Still, I have felt it necessary to be my own advocate and to push strongly. No one else is going to be a cheerleader in helping me toward death. My husband and son and friends and extended family support me, but I have to be the motive force. I have felt myself working against the strong gravitational pull of social norms. The norm of simply moving forward, pushing on, sticking around, putting the next foot forward. The norm of the status quo — which happens to be staying alive.
It isn’t only a social pull. With all living creatures, myself included, there’s a strong cellular call to remain alive and adjust to whatever reduced conditions arise. I am thinking about how lizards can regrow tails they’ve lost, how new neuronal connections grow in the brains of people who have had strokes, how animals everywhere are already adjusting to climate change to enable the continuation of more generations. There is a biological mandate to survive, to propagate your species, whatever that species is. The urge to die, Thanatos, is an anomaly among living creatures.

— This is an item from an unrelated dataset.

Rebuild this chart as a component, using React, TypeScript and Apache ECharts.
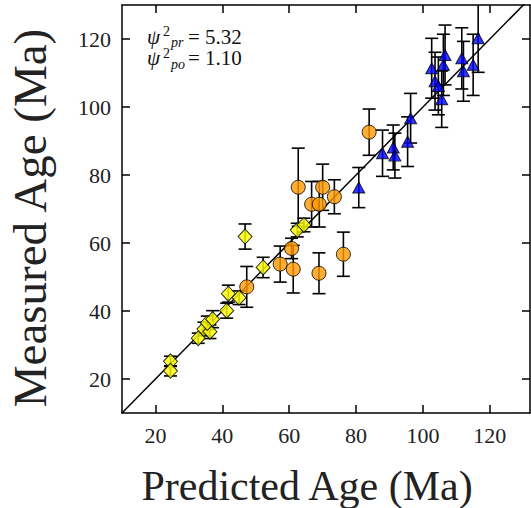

I came into the world slowly, biding my time. A false alarm sent my mother to the hospital on Christmas, but I stayed in utero until three weeks later on January 15th, which seemed like an auspicious time to arrive. 😊 My current plan is to exit on that same date. I know that plans are often made and broken. This is especially true with those who request Death with Dignity drugs. Thirty percent of people who request the drugs in Oregon never take them. I do not think that will be the case with me, but who knows.